[Begin PROVIDED DATA]

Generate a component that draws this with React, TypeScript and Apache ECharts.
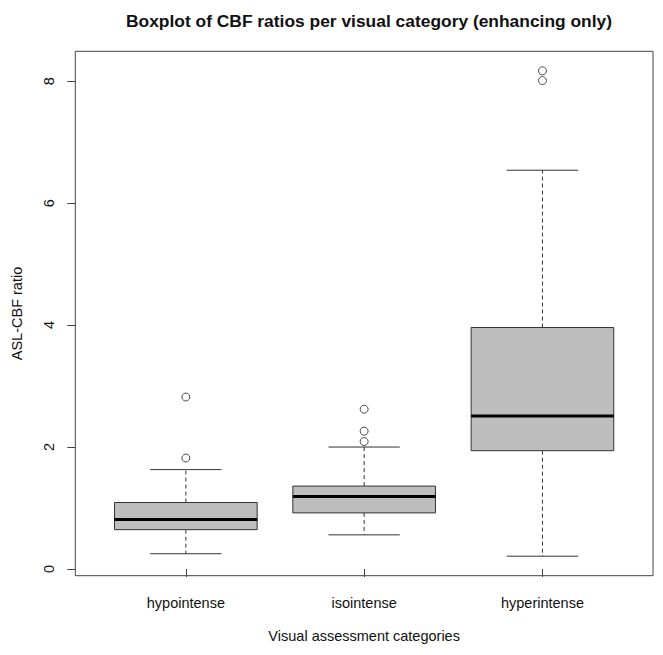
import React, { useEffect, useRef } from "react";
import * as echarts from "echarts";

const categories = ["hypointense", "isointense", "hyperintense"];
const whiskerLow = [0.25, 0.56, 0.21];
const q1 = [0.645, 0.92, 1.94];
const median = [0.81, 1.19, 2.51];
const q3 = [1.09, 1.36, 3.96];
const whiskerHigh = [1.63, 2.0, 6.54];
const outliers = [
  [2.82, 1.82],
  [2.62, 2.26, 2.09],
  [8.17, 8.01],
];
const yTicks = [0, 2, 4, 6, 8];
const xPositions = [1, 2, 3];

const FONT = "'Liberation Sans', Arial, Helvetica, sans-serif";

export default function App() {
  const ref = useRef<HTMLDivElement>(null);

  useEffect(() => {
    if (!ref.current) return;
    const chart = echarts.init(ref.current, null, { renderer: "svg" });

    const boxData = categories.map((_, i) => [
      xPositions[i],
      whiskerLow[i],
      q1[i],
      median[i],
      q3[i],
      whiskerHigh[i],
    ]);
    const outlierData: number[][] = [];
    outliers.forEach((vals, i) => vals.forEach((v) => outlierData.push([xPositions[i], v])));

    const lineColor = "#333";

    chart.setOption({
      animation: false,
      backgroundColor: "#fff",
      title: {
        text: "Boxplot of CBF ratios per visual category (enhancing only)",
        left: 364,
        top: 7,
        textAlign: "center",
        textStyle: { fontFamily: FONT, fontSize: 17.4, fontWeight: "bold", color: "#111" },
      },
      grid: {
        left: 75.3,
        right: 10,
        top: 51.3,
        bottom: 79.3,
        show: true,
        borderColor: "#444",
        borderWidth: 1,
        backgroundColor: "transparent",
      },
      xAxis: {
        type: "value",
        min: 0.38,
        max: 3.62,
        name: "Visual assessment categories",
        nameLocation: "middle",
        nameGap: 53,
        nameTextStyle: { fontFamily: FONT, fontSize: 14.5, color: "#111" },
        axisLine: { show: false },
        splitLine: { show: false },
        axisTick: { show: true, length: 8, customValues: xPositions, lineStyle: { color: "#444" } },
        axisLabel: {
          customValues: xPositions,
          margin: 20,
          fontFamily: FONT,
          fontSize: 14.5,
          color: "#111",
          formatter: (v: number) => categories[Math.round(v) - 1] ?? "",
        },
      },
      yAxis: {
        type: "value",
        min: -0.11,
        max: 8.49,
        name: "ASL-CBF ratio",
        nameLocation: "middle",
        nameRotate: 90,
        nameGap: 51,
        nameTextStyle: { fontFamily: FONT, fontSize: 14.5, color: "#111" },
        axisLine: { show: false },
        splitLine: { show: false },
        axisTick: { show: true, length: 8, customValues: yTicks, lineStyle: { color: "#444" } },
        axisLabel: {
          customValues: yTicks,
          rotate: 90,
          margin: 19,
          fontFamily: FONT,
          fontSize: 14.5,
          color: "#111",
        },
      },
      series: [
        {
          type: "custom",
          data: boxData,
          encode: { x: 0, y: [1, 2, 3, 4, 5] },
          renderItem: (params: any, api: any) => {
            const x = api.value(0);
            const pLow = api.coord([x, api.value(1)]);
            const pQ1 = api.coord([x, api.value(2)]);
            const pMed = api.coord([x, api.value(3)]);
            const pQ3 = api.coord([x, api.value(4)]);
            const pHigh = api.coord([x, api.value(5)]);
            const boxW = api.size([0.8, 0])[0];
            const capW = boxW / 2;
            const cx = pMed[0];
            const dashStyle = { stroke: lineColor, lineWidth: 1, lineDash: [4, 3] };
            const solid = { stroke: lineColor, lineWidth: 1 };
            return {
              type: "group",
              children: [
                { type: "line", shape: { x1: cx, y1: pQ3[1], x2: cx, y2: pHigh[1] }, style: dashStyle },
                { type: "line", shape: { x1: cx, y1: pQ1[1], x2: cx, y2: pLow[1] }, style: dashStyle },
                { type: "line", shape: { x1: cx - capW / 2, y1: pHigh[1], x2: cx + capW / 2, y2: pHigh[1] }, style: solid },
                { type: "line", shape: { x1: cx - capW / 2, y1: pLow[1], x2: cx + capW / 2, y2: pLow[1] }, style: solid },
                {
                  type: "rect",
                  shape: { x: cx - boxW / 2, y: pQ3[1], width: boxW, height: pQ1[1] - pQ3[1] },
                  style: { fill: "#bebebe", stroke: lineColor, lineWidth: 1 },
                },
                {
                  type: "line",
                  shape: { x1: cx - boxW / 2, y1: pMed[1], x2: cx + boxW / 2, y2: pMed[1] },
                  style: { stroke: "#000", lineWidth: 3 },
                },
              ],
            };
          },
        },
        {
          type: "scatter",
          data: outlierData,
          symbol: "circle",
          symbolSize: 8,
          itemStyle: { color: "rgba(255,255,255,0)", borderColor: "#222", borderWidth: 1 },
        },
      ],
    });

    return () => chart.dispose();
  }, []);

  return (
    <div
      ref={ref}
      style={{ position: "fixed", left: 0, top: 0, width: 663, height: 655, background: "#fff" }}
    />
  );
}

[End PROVIDED DATA]

## [REQUIREMENT]
Go from the first line of the listing to the line holding "const ref = useRef<HTMLDivElement>(null);" and, please, transcribe those lines exactly, both included, with no pictures.

## [SOLUTION]
Generate a component that draws this with React, TypeScript and Apache ECharts.
import React, { useEffect, useRef } from "react";
import * as echarts from "echarts";

const categories = ["hypointense", "isointense", "hyperintense"];
const whiskerLow = [0.25, 0.56, 0.21];
const q1 = [0.645, 0.92, 1.94];
const median = [0.81, 1.19, 2.51];
const q3 = [1.09, 1.36, 3.96];
const whiskerHigh = [1.63, 2.0, 6.54];
const outliers = [
  [2.82, 1.82],
  [2.62, 2.26, 2.09],
  [8.17, 8.01],
];
const yTicks = [0, 2, 4, 6, 8];
const xPositions = [1, 2, 3];

const FONT = "'Liberation Sans', Arial, Helvetica, sans-serif";

export default function App() {
  const ref = useRef<HTMLDivElement>(null);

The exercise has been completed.